Community of Steel by Jack Foran in today's Artvoice
Read the article at www.Artvoice.com.
A small exhibit of photos and other items from the Steel Plant Museum on display at the Burchfield Penney Art Center (in conjunction with an exhibit of steel industry related artworks from the Burchfield Penney collection) was sufficiently intriguing that I thought I really should get out to the Steel Plant Museum and see that facility.
I’d been meaning to do this for some time. I had been to the Steel Plant Museum some years ago, in the basement of the Lackawanna Public Library on Ridge Road, but hadn’t gotten around to getting back. I figured the museum would have significantly expanded its holdings in the meantime. I hadn’t realized that it had also moved—last year—to more commodious quarters at what is called the Heritage Discovery Center (the center also houses the Western New York Railway Historical Society museum) at 100 Lee Street, between South Park and Elk Streets, not far from the former Republic Steel plant location.
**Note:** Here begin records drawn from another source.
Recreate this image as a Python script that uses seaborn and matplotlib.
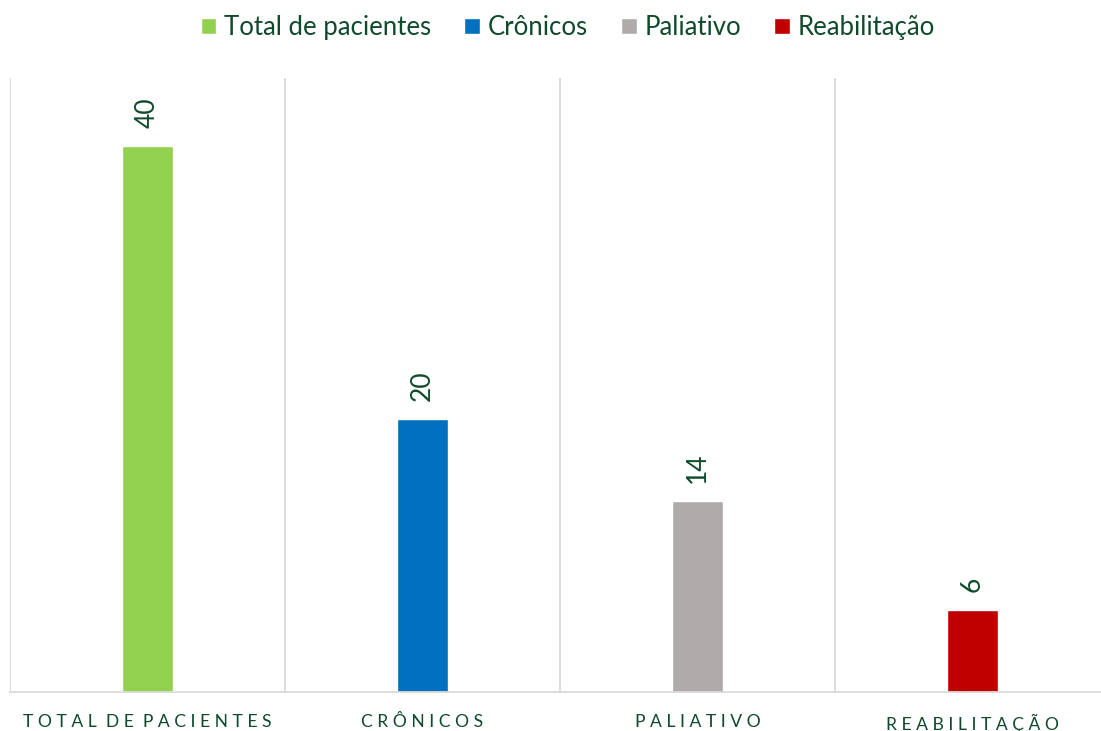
import pandas as pd
import seaborn as sns
import matplotlib.pyplot as plt

sns.set_theme(style="white")
plt.rcParams['font.family'] = ['Lato', 'DejaVu Sans']

# data
categories = ["Total de pacientes", "Crônicos", "Paliativo", "Reabilitação"]
tick_labels = ["TOTAL DE PACIENTES", "CRÔNICOS", "PALIATIVO", "REABILITAÇÃO"]
values = [40, 20, 14, 6]
colors = ["#92D050", "#0070C0", "#AFABAB", "#C00000"]

text_color = "#0F4A2A"

df = pd.DataFrame({"cat": categories, "n": values})

fig = plt.figure(figsize=(11.01, 7.31), dpi=100)
ax = fig.add_axes([10 / 1101, 39 / 731, 1100 / 1101, 614 / 731])

sns.barplot(data=df, x="cat", y="n", hue="cat", palette=colors,
            width=0.185, saturation=1, ax=ax, legend=True)

for c in ax.containers:
    ax.bar_label(c, rotation=90, padding=13, fontsize=19, color=text_color)

# letter-spaced tick labels
def spaced(s):
    return "  ".join(" ".join(w) for w in s.split(" "))

ax.set_xticks(range(len(categories)))
ax.set_xticklabels([spaced(t) for t in tick_labels], fontsize=12.6, color=text_color)
ax.tick_params(axis="x", length=0, pad=16)
ax.set_xlim(-0.5, len(categories) - 0.5)
ax.set_ylim(0, 45)
ax.set_yticks([])
ax.set_xlabel("")
ax.set_ylabel("")

# vertical separators between categories
ax.set_xticks([i - 0.5 for i in range(len(categories) + 1)], minor=True)
ax.grid(axis="x", which="minor", color="#D9D9D9", linewidth=1.3)
ax.grid(axis="x", which="major", visible=False)
ax.set_axisbelow(True)

for s in ["top", "right", "left"]:
    ax.spines[s].set_visible(False)
ax.spines["bottom"].set_color("#D9D9D9")
ax.spines["bottom"].set_linewidth(1.3)

sns.move_legend(ax, "upper center", bbox_to_anchor=(0.507, 1.14), ncol=4,
                frameon=False, title=None, fontsize=18.5, handlelength=0.6,
                handleheight=0.6, handletextpad=0.3, columnspacing=1.3)
for t in ax.get_legend().get_texts():
    t.set_color(text_color)

fig.savefig("out.png", dpi=100)
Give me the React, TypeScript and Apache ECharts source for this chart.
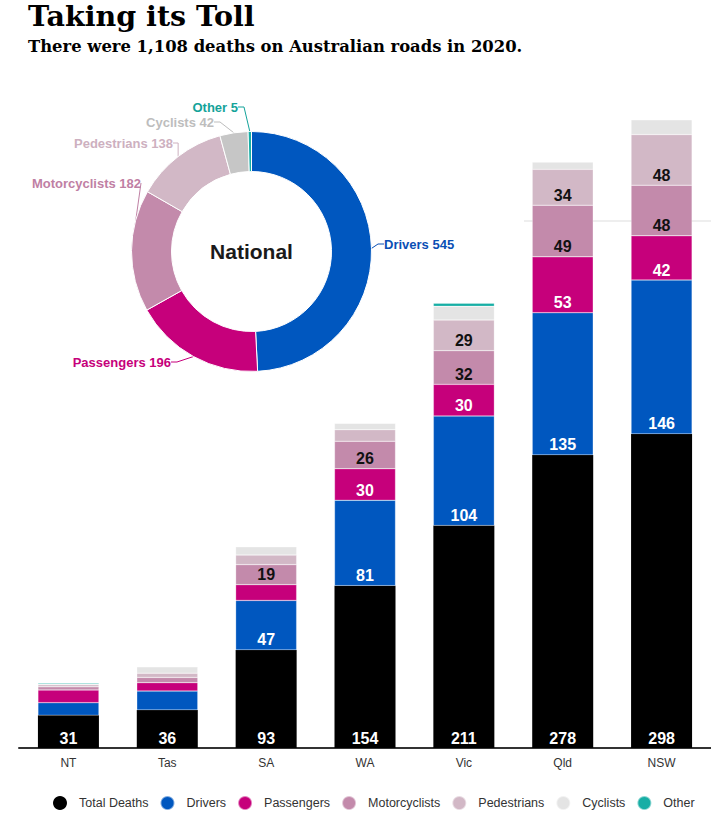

The Lee Street museum has plentiful photos and maps and artifacts, particularly of and from the behemoth steel operation here, Bethlehem Steel, originally Lackawanna Steel, including the authentic wall tally board of accidents and deaths at the plant during the plant heyday years, from 1924 (427 lost time accidents, eight deaths) to 1956 (25 lost time accidents, three deaths).
Separate case displays include a brief history of steelmaking, starting as far back at the beginning of the Iron Age (following the Bronze Age, 3,000 to 4,000 years ago) but focusing on the 19th century technological advances (Bessemer, open hearth, and basic oxygen processes) that made the improved product steel the “basic metal of civilization.” Steel Age would not be a misnomer. Other case displays on life within the plant, unionization, safety issues, employment-related off-duty activities, such as work in the company-provided gardens and holiday festivities at company clambakes. A table display on the ornately detailed 1901 Lackawanna Steel then Bethlehem Steel administration building long slated for demolition but still standing and currently the subject of a heated preservationist versus demolitionist wrangle recounts some of the historical vicissitudes of the protracted controversy, and ends with the statement that the building “will be removed by the end of 2011.” Not so fast.
The Burchfield Penney display includes several George Grace near-photorealist paintings of steel plant panoramic vistas, and copies of some vintage photos of plant or plant-related scenes that are also on display at the museum. These are very telling. For instance, among the photos of workers—whether at work or play or on break—you have to look hard to find one where whites and blacks are in a photo together. Two juxtaposed photos are one of workers or family members in the company gardens, tending neat rows of corn and other vegetables, all blacks, and predominantly women, and one of a gin mill scene of workers after work, all men, and all white. And hard drinkers from all indications. Prelude to a fight scene, the picture could be titled.
The Burchfield Penney collection materials include a number of photos by Patricia Layman Bazelon of industrial structures and facilities as modernistic sculpture; photos by Stephen Mangione of steelmaking procedures as Inferno events; and Robert N. Blair’s slightly distanced and thus romanticized watercolor versions of the same or similar procedures. With an added note of holiday fireworks spectacularity. Fourth of July every workday of the year. Also, several Louis Vastola chaos abstractionist pieces—an ink on paper drawing entitled Industrial Tentacles of Progress, and a watercolor called Pouring the Heat—conveying the hectic and dangerous work environment in the steel production plants.
Another featured artist in the Burchfield Penney collection exhibit is photographer Milton Rogovin, with several of his diptychs and triptychs showing steel workers sweaty and grimy on the job, and then later at home, with family and pets, in settings startlingly in contrast to the harsh milieu of the steel mills, full of chotchkies and filigree.
The Burchfield Penney dual exhibits continue through July 1. The Steel Plant Museum exhibit is ongoing. All worth seeing.